Myanmar’s ruling party, The National League for Democracy (NLD) is being accused of charges including oppression, and censorship – some of the very problems it long fought to overthrow.

And, just a week ahead of the first national elections since it came to power five years ago, is starting to see younger Myanmarese line up to accuse the party’s leadership of the very things it was seen as sweeping aside in the nation of 54 million.

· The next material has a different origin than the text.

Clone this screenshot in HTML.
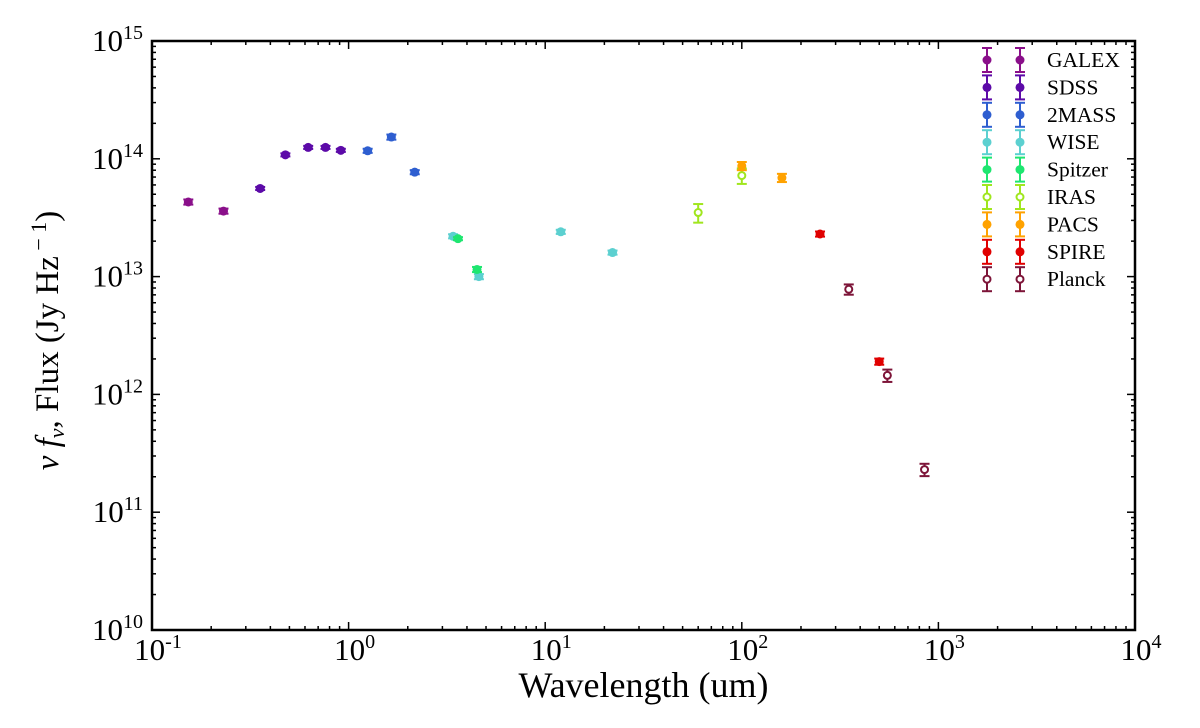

In short, the party is now seen as only serving the interests of the older population and limiting positions of power to individuals held prisoner by the former military government.
C: https://commons.wikimedia.org/wiki/User:Ctruongngoc
Speaking to the media in protest at the current government’s organisation, Aung Hlaing Win. a one time youth leader in the party now aged 37, said “We thought, proudly, we’d be future political leaders, (But), unfortunately, it went the wrong way.”
According to reports, the NLD’s senior council is made up only of members with an average age of over 70.
Once renowned leader of the party, Aung San Suu Kyi is herself 75.
According to Aung Hlaing Win, the party’s younger members are limited to support roles and cannot easily speak freely to those outside the party. Speeches penned by younger members require “censorship” by party elders, and the party that liberated the people from the military junta “turned out to be an oppressive system — no different from the system of military rule.”

“Just because they’d been political prisoners didn’t mean they knew how to run a country.”

State seal of Myanmar

Thinzar Shunlei Li, a ‘youngster’ of the modern era pointed to the fact that now, the numerical majority of people in Myanmar were born after the period of political imprisonment but many still glorify those that had to suffer.

“This is not the right way to judge a person,” she says, adding “Our issues, concerns and struggles are different.”

“People who served jail time longer are more important — that’s the philosophy of the NLD,” one former NLD MP called Thet Thet Khine told the AFP in an interview.

Still a relative youngster at just 53, he was expelled from the party in 2019 and now runs a rival political party.

Boiling the current issues down to the barest bones, NLD spokesman and a one-time ’88 Generation activist Myo Nyunt admitted that responsibilities are given to friends and comrades from the old days.

“Older people have thicker skin, while newer members can be susceptible to criticism” it seems.